Items from a data source:
++++++

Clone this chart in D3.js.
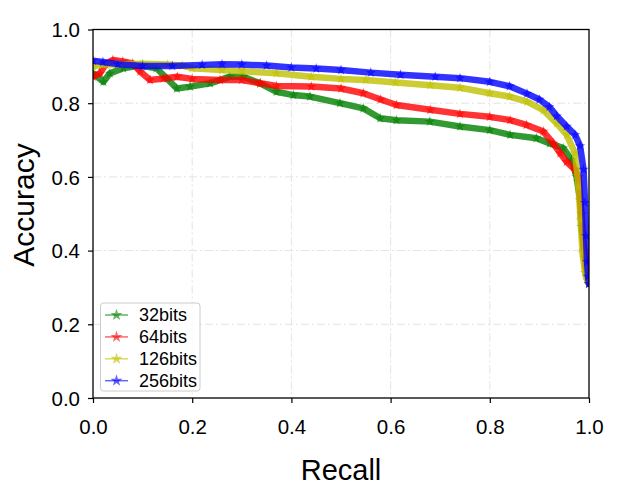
<!DOCTYPE html>
<html><head><meta charset="utf-8">
<script src="https://cdn.jsdelivr.net/npm/d3@7"></script>
<style>body{margin:0;background:#fff;}svg{display:block;font-family:"Liberation Sans",Arial,sans-serif;}</style>
</head><body>
<svg id="chart" width="620" height="502"></svg>
<script>
const seriesNames = ["32bits", "64bits", "126bits", "256bits"];
const seriesColors = ["#008000", "#ff0000", "#bfbf00", "#0000ff"];
const xTicks = [0.0, 0.2, 0.4, 0.6, 0.8, 1.0];
const yTicks = [0.0, 0.2, 0.4, 0.6, 0.8, 1.0];

const recall32 = [0, 0.021, 0.034, 0.061, 0.095, 0.128, 0.149, 0.169, 0.196, 0.236, 0.276, 0.303, 0.337, 0.37, 0.404, 0.4375, 0.498, 0.545, 0.579, 0.612, 0.679, 0.74, 0.8, 0.841, 0.894, 0.921, 0.948, 0.965, 0.975, 0.982, 0.985, 0.99, 0.995, 1.0];
const acc32 = [0.881, 0.858, 0.881, 0.895, 0.902, 0.895, 0.867, 0.840, 0.845, 0.854, 0.872, 0.872, 0.854, 0.831, 0.822, 0.818, 0.800, 0.786, 0.759, 0.754, 0.750, 0.737, 0.727, 0.714, 0.705, 0.691, 0.678, 0.646, 0.600, 0.537, 0.465, 0.400, 0.340, 0.310];

const recall64 = [0, 0.014, 0.025, 0.04, 0.06, 0.08, 0.095, 0.115, 0.142, 0.17, 0.2, 0.256, 0.3, 0.337, 0.37, 0.44, 0.5, 0.545, 0.58, 0.612, 0.68, 0.74, 0.8, 0.841, 0.874, 0.908, 0.928, 0.942, 0.955, 0.972, 0.979, 0.985, 0.99, 0.995, 1.0];
const acc64 = [0.872, 0.881, 0.905, 0.917, 0.913, 0.908, 0.886, 0.863, 0.867, 0.872, 0.866, 0.863, 0.863, 0.854, 0.847, 0.845, 0.840, 0.827, 0.810, 0.795, 0.782, 0.771, 0.763, 0.754, 0.741, 0.723, 0.691, 0.664, 0.641, 0.619, 0.600, 0.500, 0.400, 0.340, 0.310];

const recall126 = [0, 0.02, 0.05, 0.1, 0.15, 0.18, 0.2, 0.26, 0.3, 0.37, 0.44, 0.5, 0.55, 0.61, 0.68, 0.74, 0.8, 0.84, 0.875, 0.908, 0.935, 0.955, 0.972, 0.979, 0.983, 0.987, 0.992, 0.996, 1.0];
const acc126 = [0.900, 0.905, 0.905, 0.907, 0.905, 0.902, 0.895, 0.890, 0.887, 0.881, 0.872, 0.866, 0.863, 0.856, 0.849, 0.842, 0.827, 0.818, 0.804, 0.781, 0.745, 0.714, 0.664, 0.573, 0.483, 0.393, 0.340, 0.320, 0.310];

const recall256 = [0, 0.02, 0.05, 0.1, 0.16, 0.22, 0.26, 0.3, 0.35, 0.4, 0.45, 0.5, 0.56, 0.62, 0.69, 0.74, 0.8, 0.84, 0.875, 0.9, 0.92, 0.935, 0.955, 0.972, 0.982, 0.989, 0.992, 0.994, 0.996, 0.998, 1.0];
const acc256 = [0.915, 0.912, 0.906, 0.901, 0.901, 0.904, 0.906, 0.905, 0.902, 0.897, 0.894, 0.890, 0.883, 0.877, 0.872, 0.868, 0.858, 0.846, 0.826, 0.810, 0.790, 0.765, 0.737, 0.714, 0.684, 0.620, 0.530, 0.440, 0.370, 0.330, 0.310];

const recalls = [recall32, recall64, recall126, recall256];
const accs = [acc32, acc64, acc126, acc256];

const svg = d3.select("#chart");
const L = 93, R = 589, T = 29.5, B = 398;
const x = d3.scaleLinear().domain([0, 1]).range([L, R]);
const y = d3.scaleLinear().domain([0, 1]).range([B, T]);

// grid
const grid = svg.append("g");
grid.selectAll("line.gx").data(xTicks.slice(1, -1)).enter().append("line")
  .attr("x1", d => x(d)).attr("x2", d => x(d)).attr("y1", T).attr("y2", B)
  .attr("stroke", "#e3e3e3").attr("stroke-width", 1).attr("stroke-dasharray", "8,3,2,3");
grid.selectAll("line.gy").data(yTicks.slice(1, -1)).enter().append("line")
  .attr("y1", d => y(d)).attr("y2", d => y(d)).attr("x1", L).attr("x2", R)
  .attr("stroke", "#e3e3e3").attr("stroke-width", 1).attr("stroke-dasharray", "8,3,2,3");

svg.append("clipPath").attr("id", "clip").append("rect")
  .attr("x", L).attr("y", T).attr("width", R - L).attr("height", B - T);

const plot = svg.append("g").attr("clip-path", "url(#clip)");
const line = d3.line().x(d => x(d[0])).y(d => y(d[1]));
const star = d3.symbol().type(d3.symbolStar).size(34);

seriesNames.forEach((name, i) => {
  const pts = recalls[i].map((r, j) => [r, accs[i][j]]);
  const g = plot.append("g");
  g.append("path").datum(pts).attr("d", line)
    .attr("fill", "none").attr("stroke", seriesColors[i])
    .attr("stroke-width", 6.5).attr("stroke-opacity", 0.8)
    .attr("stroke-linejoin", "round").attr("stroke-linecap", "round");
  g.selectAll("path.pt").data(pts).enter().append("path")
    .attr("d", star).attr("transform", d => `translate(${x(d[0])},${y(d[1])})`)
    .attr("fill", seriesColors[i]).attr("fill-opacity", 0.6);
});

// axes
const xAxis = d3.axisBottom(x).tickValues(xTicks).tickFormat(d3.format(".1f")).tickSize(5).tickPadding(16);
const yAxis = d3.axisLeft(y).tickValues(yTicks).tickFormat(d3.format(".1f")).tickSize(5).tickPadding(8);
const gx = svg.append("g").attr("transform", `translate(0,${B})`).call(xAxis);
const gy = svg.append("g").attr("transform", `translate(${L},0)`).call(yAxis);
[gx, gy].forEach(g => {
  g.select(".domain").remove();
  g.selectAll("text").attr("font-size", 20.5).attr("fill", "#000").attr("font-family", "Liberation Sans, Arial, sans-serif");
  g.selectAll("line").attr("stroke", "#000").attr("stroke-width", 1.2);
});
gy.selectAll("text").attr("dy", "0.36em");

svg.append("rect").attr("x", L).attr("y", T).attr("width", R - L).attr("height", B - T)
  .attr("fill", "none").attr("stroke", "#000").attr("stroke-width", 1.3);

svg.append("text").attr("x", (L + R) / 2).attr("y", 480).attr("text-anchor", "middle")
  .attr("font-size", 29).text("Recall");
svg.append("text").attr("transform", `translate(34,205) rotate(-90)`).attr("text-anchor", "middle")
  .attr("font-size", 30).text("Accuracy");

// legend
const lg = svg.append("g");
lg.append("rect").attr("x", 100.5).attr("y", 303).attr("width", 99.5).attr("height", 88).attr("rx", 3)
  .attr("fill", "#fff").attr("fill-opacity", 0.8).attr("stroke", "#cccccc").attr("stroke-width", 1);
const legStar = d3.symbol().type(d3.symbolStar).size(45);
seriesNames.forEach((name, i) => {
  const yy = 315 + i * 21.9;
  lg.append("line").attr("x1", 105).attr("x2", 128).attr("y1", yy).attr("y2", yy)
    .attr("stroke", seriesColors[i]).attr("stroke-opacity", 0.6).attr("stroke-width", 1.5);
  lg.append("path").attr("d", legStar).attr("transform", `translate(116.5,${yy})`)
    .attr("fill", seriesColors[i]).attr("fill-opacity", 0.6);
  lg.append("text").attr("x", 139).attr("y", yy).attr("dy", "0.36em").attr("font-size", 18).text(name);
});
</script>
</body></html>
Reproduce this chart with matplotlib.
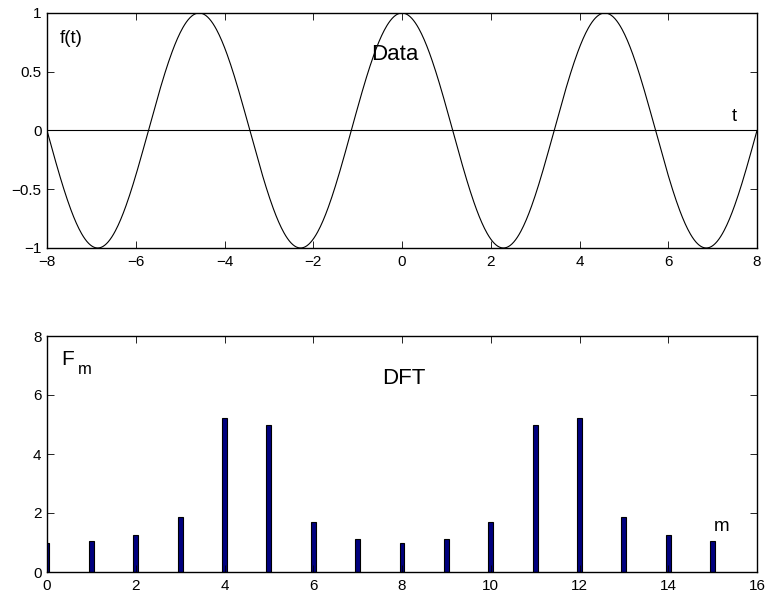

++++++

## Direction:
Transcribe the listing above verbatim. Omit the pictures.

## The result:
Clone this chart in D3.js.
<!DOCTYPE html>
<html><head><meta charset="utf-8">
<script src="https://cdn.jsdelivr.net/npm/d3@7"></script>
<style>body{margin:0;background:#fff;}svg{display:block;font-family:"Liberation Sans",Arial,sans-serif;}</style>
</head><body>
<svg id="chart" width="620" height="502"></svg>
<script>
const seriesNames = ["32bits", "64bits", "126bits", "256bits"];
const seriesColors = ["#008000", "#ff0000", "#bfbf00", "#0000ff"];
const xTicks = [0.0, 0.2, 0.4, 0.6, 0.8, 1.0];
const yTicks = [0.0, 0.2, 0.4, 0.6, 0.8, 1.0];

const recall32 = [0, 0.021, 0.034, 0.061, 0.095, 0.128, 0.149, 0.169, 0.196, 0.236, 0.276, 0.303, 0.337, 0.37, 0.404, 0.4375, 0.498, 0.545, 0.579, 0.612, 0.679, 0.74, 0.8, 0.841, 0.894, 0.921, 0.948, 0.965, 0.975, 0.982, 0.985, 0.99, 0.995, 1.0];
const acc32 = [0.881, 0.858, 0.881, 0.895, 0.902, 0.895, 0.867, 0.840, 0.845, 0.854, 0.872, 0.872, 0.854, 0.831, 0.822, 0.818, 0.800, 0.786, 0.759, 0.754, 0.750, 0.737, 0.727, 0.714, 0.705, 0.691, 0.678, 0.646, 0.600, 0.537, 0.465, 0.400, 0.340, 0.310];

const recall64 = [0, 0.014, 0.025, 0.04, 0.06, 0.08, 0.095, 0.115, 0.142, 0.17, 0.2, 0.256, 0.3, 0.337, 0.37, 0.44, 0.5, 0.545, 0.58, 0.612, 0.68, 0.74, 0.8, 0.841, 0.874, 0.908, 0.928, 0.942, 0.955, 0.972, 0.979, 0.985, 0.99, 0.995, 1.0];
const acc64 = [0.872, 0.881, 0.905, 0.917, 0.913, 0.908, 0.886, 0.863, 0.867, 0.872, 0.866, 0.863, 0.863, 0.854, 0.847, 0.845, 0.840, 0.827, 0.810, 0.795, 0.782, 0.771, 0.763, 0.754, 0.741, 0.723, 0.691, 0.664, 0.641, 0.619, 0.600, 0.500, 0.400, 0.340, 0.310];

const recall126 = [0, 0.02, 0.05, 0.1, 0.15, 0.18, 0.2, 0.26, 0.3, 0.37, 0.44, 0.5, 0.55, 0.61, 0.68, 0.74, 0.8, 0.84, 0.875, 0.908, 0.935, 0.955, 0.972, 0.979, 0.983, 0.987, 0.992, 0.996, 1.0];
const acc126 = [0.900, 0.905, 0.905, 0.907, 0.905, 0.902, 0.895, 0.890, 0.887, 0.881, 0.872, 0.866, 0.863, 0.856, 0.849, 0.842, 0.827, 0.818, 0.804, 0.781, 0.745, 0.714, 0.664, 0.573, 0.483, 0.393, 0.340, 0.320, 0.310];

const recall256 = [0, 0.02, 0.05, 0.1, 0.16, 0.22, 0.26, 0.3, 0.35, 0.4, 0.45, 0.5, 0.56, 0.62, 0.69, 0.74, 0.8, 0.84, 0.875, 0.9, 0.92, 0.935, 0.955, 0.972, 0.982, 0.989, 0.992, 0.994, 0.996, 0.998, 1.0];
const acc256 = [0.915, 0.912, 0.906, 0.901, 0.901, 0.904, 0.906, 0.905, 0.902, 0.897, 0.894, 0.890, 0.883, 0.877, 0.872, 0.868, 0.858, 0.846, 0.826, 0.810, 0.790, 0.765, 0.737, 0.714, 0.684, 0.620, 0.530, 0.440, 0.370, 0.330, 0.310];

const recalls = [recall32, recall64, recall126, recall256];
const accs = [acc32, acc64, acc126, acc256];

const svg = d3.select("#chart");
const L = 93, R = 589, T = 29.5, B = 398;
const x = d3.scaleLinear().domain([0, 1]).range([L, R]);
const y = d3.scaleLinear().domain([0, 1]).range([B, T]);

// grid
const grid = svg.append("g");
grid.selectAll("line.gx").data(xTicks.slice(1, -1)).enter().append("line")
  .attr("x1", d => x(d)).attr("x2", d => x(d)).attr("y1", T).attr("y2", B)
  .attr("stroke", "#e3e3e3").attr("stroke-width", 1).attr("stroke-dasharray", "8,3,2,3");
grid.selectAll("line.gy").data(yTicks.slice(1, -1)).enter().append("line")
  .attr("y1", d => y(d)).attr("y2", d => y(d)).attr("x1", L).attr("x2", R)
  .attr("stroke", "#e3e3e3").attr("stroke-width", 1).attr("stroke-dasharray", "8,3,2,3");

svg.append("clipPath").attr("id", "clip").append("rect")
  .attr("x", L).attr("y", T).attr("width", R - L).attr("height", B - T);

const plot = svg.append("g").attr("clip-path", "url(#clip)");
const line = d3.line().x(d => x(d[0])).y(d => y(d[1]));
const star = d3.symbol().type(d3.symbolStar).size(34);

seriesNames.forEach((name, i) => {
  const pts = recalls[i].map((r, j) => [r, accs[i][j]]);
  const g = plot.append("g");
  g.append("path").datum(pts).attr("d", line)
    .attr("fill", "none").attr("stroke", seriesColors[i])
    .attr("stroke-width", 6.5).attr("stroke-opacity", 0.8)
    .attr("stroke-linejoin", "round").attr("stroke-linecap", "round");
  g.selectAll("path.pt").data(pts).enter().append("path")
    .attr("d", star).attr("transform", d => `translate(${x(d[0])},${y(d[1])})`)
    .attr("fill", seriesColors[i]).attr("fill-opacity", 0.6);
});

// axes
const xAxis = d3.axisBottom(x).tickValues(xTicks).tickFormat(d3.format(".1f")).tickSize(5).tickPadding(16);
const yAxis = d3.axisLeft(y).tickValues(yTicks).tickFormat(d3.format(".1f")).tickSize(5).tickPadding(8);
const gx = svg.append("g").attr("transform", `translate(0,${B})`).call(xAxis);
const gy = svg.append("g").attr("transform", `translate(${L},0)`).call(yAxis);
[gx, gy].forEach(g => {
  g.select(".domain").remove();
  g.selectAll("text").attr("font-size", 20.5).attr("fill", "#000").attr("font-family", "Liberation Sans, Arial, sans-serif");
  g.selectAll("line").attr("stroke", "#000").attr("stroke-width", 1.2);
});
gy.selectAll("text").attr("dy", "0.36em");

svg.append("rect").attr("x", L).attr("y", T).attr("width", R - L).attr("height", B - T)
  .attr("fill", "none").attr("stroke", "#000").attr("stroke-width", 1.3);

svg.append("text").attr("x", (L + R) / 2).attr("y", 480).attr("text-anchor", "middle")
  .attr("font-size", 29).text("Recall");
svg.append("text").attr("transform", `translate(34,205) rotate(-90)`).attr("text-anchor", "middle")
  .attr("font-size", 30).text("Accuracy");

// legend
const lg = svg.append("g");
lg.append("rect").attr("x", 100.5).attr("y", 303).attr("width", 99.5).attr("height", 88).attr("rx", 3)
  .attr("fill", "#fff").attr("fill-opacity", 0.8).attr("stroke", "#cccccc").attr("stroke-width", 1);
const legStar = d3.symbol().type(d3.symbolStar).size(45);
seriesNames.forEach((name, i) => {
  const yy = 315 + i * 21.9;
  lg.append("line").attr("x1", 105).attr("x2", 128).attr("y1", yy).attr("y2", yy)
    .attr("stroke", seriesColors[i]).attr("stroke-opacity", 0.6).attr("stroke-width", 1.5);
  lg.append("path").attr("d", legStar).attr("transform", `translate(116.5,${yy})`)
    .attr("fill", seriesColors[i]).attr("fill-opacity", 0.6);
  lg.append("text").attr("x", 139).attr("y", yy).attr("dy", "0.36em").attr("font-size", 18).text(name);
});
</script>
</body></html>
Reproduce this chart with matplotlib.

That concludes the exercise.